Dr Mitchell added that retailers have to take into account seasonal influences to production and she said that retailers need to produce demand forecasts to help farmers produce to meet the demand.
Promotions also need to be timed to coincide with the production cycle.
Dr Richard Swannell, the development director at WRAP (the Waste and Resources Action Programme) told the forum that at present the world is wasting about a third of the food that is produced, equivalent to 1.3 billion tonnes and worth £750 billion.
He added that it is responsible for the third largest emissions of greenhouse gases in the world.
“Basically, we can’t keep doing this,” Dr Swannell said.
“For every two tonnes of food we eat, we waste a tonne. There are now big international drivers that are forcing us to change.”
He told the forum that in the UK an initiative – Courtauld 2025 - is seeing all the members of the food supply chain come together to change production and practices to see a 20 per cent reduction in food waste and a 20 per cent reduction in greenhouse gas emissions over the next 10 years.
Dr Swannell said that by targeting hotspots of resource use, the initiative will cut the waste and greenhouse gas emissions associated with food and drink by at least one-fifth per person in ten years and improve water stewardship, with cumulative savings of around £20 billion.
He said the collaborative initiative aims to provide lower impact products more efficiently and help people get more value from the food and drink they buy and make best use of remaining waste and surplus food.
In the UK at present there are 135 signatories to the scheme including 95 per cent of the retail sector.
“We have to focus where we can have the biggest impact, including meat, fresh produce and dairy,” Dr Swannell said.
He said the initiative is diving best practice and innovation.
“We are taking it back pre-farm gate, looking at the farm and working with the NFU and AHDB,” he said.
He added that the initiative also has to work more closely with households because 7 million tonnes of waste is produced in homes each year.
Lawyer, Ben Sheppard a partner in Walker Morris said that the current legislation in the UK is governed by EU law under the Landfill Directive and the Waste Framework Directive, which has set targets of 50 per cent recycling by 2020.
However, he said that EU policies have focused on treatment of the problem rather that prevention and they have not fully included food waste.
The Roadmap to a Resource Efficient Europe is now looking to cut food waste by half, but he added that the EU is setting “aspirational” targets.
Mr Sheppard said that the European Commission has also adopted an ambitious Circular Economy Package, which includes revised legislative proposals on waste to stimulate Europe's change to a circular economy, which will boost global competitiveness, foster sustainable economic growth and generate new jobs.
It has an action plan that establishes a programme, with measures covering the whole cycle: from production and consumption to waste management and the market for secondary raw materials and also covering food and animal feed.
He added that even with the UK leaving the European Union, he foresaw little change to policies in the UK on waste.
Eric Giry, the agricultural counsellor at the French Embassy in London said that France had adopted a number of policies that included forcing retailers to team up with charities to donate food that would potentially be wasted to be used for those in need.
He said the aim of the French policies was to cut the 10 million tonnes of food worth €16 billion wasted each year.
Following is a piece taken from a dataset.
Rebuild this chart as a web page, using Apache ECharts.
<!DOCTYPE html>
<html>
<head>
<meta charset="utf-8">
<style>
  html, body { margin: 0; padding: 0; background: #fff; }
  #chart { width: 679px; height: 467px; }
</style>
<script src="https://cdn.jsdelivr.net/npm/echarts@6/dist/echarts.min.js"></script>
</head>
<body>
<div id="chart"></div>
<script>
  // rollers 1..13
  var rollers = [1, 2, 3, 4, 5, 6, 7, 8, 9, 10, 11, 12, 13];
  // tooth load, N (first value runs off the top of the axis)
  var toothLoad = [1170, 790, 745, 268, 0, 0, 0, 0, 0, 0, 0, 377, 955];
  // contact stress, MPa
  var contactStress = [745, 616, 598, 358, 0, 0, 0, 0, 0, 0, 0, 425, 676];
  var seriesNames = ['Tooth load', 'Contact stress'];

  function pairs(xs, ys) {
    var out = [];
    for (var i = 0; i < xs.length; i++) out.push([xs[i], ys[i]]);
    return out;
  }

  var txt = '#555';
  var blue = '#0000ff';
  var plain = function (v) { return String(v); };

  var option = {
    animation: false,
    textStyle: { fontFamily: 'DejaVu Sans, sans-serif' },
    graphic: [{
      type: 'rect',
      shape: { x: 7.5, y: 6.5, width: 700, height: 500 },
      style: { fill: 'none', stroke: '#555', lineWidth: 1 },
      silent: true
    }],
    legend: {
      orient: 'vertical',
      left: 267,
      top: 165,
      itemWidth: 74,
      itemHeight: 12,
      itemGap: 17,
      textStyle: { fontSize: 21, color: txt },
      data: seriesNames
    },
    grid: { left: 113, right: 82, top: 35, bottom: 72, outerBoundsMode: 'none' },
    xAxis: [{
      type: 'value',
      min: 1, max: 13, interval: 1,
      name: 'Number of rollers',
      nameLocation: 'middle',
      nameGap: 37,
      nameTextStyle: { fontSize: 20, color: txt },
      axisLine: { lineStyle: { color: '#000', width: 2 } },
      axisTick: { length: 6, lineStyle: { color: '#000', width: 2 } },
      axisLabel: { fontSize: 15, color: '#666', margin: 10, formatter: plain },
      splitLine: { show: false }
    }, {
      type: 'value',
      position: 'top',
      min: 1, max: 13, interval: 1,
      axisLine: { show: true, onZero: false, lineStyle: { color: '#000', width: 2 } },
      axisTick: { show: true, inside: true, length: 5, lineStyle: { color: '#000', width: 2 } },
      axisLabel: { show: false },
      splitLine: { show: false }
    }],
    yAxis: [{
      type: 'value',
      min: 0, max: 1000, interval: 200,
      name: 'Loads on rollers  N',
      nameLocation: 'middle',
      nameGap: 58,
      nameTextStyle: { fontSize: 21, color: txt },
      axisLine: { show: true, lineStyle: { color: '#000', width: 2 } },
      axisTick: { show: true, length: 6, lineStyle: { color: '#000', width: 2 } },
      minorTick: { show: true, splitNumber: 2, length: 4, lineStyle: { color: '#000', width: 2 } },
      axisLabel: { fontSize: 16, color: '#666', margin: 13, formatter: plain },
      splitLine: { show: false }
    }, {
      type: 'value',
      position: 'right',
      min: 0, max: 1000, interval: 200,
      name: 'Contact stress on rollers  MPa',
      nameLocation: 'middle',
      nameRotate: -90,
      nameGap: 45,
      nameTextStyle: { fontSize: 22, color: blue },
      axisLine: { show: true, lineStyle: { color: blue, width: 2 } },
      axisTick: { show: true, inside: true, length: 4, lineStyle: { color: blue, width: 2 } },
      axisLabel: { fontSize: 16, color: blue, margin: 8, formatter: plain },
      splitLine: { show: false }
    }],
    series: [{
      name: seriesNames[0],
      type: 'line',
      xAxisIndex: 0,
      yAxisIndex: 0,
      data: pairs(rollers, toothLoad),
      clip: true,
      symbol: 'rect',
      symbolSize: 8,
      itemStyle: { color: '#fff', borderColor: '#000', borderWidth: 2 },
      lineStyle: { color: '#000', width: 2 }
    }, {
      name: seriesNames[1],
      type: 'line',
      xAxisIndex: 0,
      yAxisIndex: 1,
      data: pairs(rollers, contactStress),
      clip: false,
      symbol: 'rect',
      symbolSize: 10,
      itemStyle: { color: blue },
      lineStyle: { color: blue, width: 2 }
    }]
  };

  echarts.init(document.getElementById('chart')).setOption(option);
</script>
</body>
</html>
Of this amount 32 per cent is wasted on the farm and a third at commercial level.
He said the public policy aimed to educate in order to cut waste.
Paul Crewe, the head of sustainability, energy and engineering at the Supermarket chain Sainsbury’s told the forum that the retailer is investing £10 million to help reduce food waste through community projects by 50 per cent.
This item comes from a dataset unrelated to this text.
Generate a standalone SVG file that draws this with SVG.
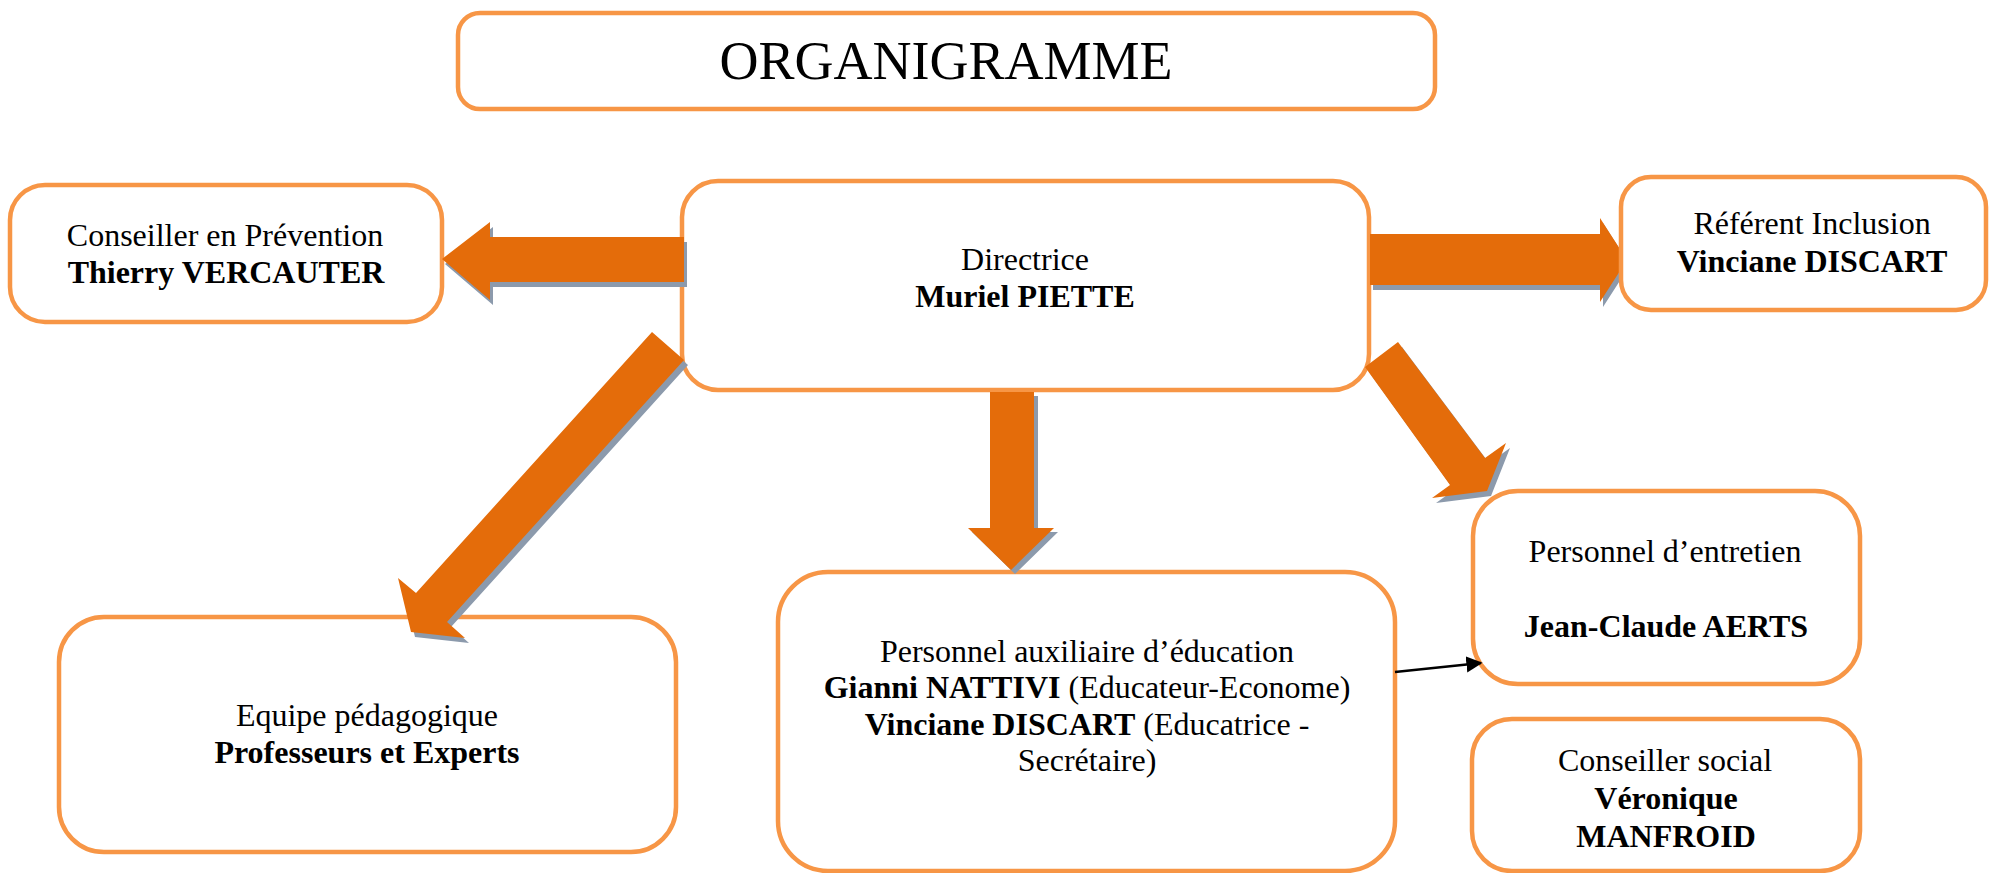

He said that while at present most food waste went through to production of energy with some then going to animal feed and a small proportion to charities for redistribution as food, the aim of the supermarket was to reverse the priorities and have donations to charities top the list.
He said the programme at Sainsbury’s is being led by a scheme in Swadlingcote which is seeing £1 million invested in new food waste education schemes over the next 10 years, with this project being rolled out to other regions and towns.
The aim to redistribute food that is normally thrown away or sent to energy creating projects was also backed by Mark Varney the director of the food redistribution charity FareShare.
Mr Varney said that about 270,000 tonnes of surplus food from the UK food and drink industry could be redistributed to feed people each year.
Chris Preston, the Deputy Director of Waste and Recycling at Defra, told the forum that the problem of food waste has to be tackled for environmental, social, economic and moral reasons.
“We need to tackle food waste though the food chain hierarchy,” he said.
He said that while the waste in the supply chain has been reduced by 10 per cent over the last six years, there needs to be a more collaborative approach to see waste reduced further in the supply chain.
He said that through initiatives such as Courtauld 2025 the government hopes to see more food redistributed and he said that WRAP, the Food Standards Agency and Defra are also in consultations over food labelling to investigate ways that ensure less food is thrown away.
“The partnership and collaborative approach has to be the way to reduce food waste,” he said.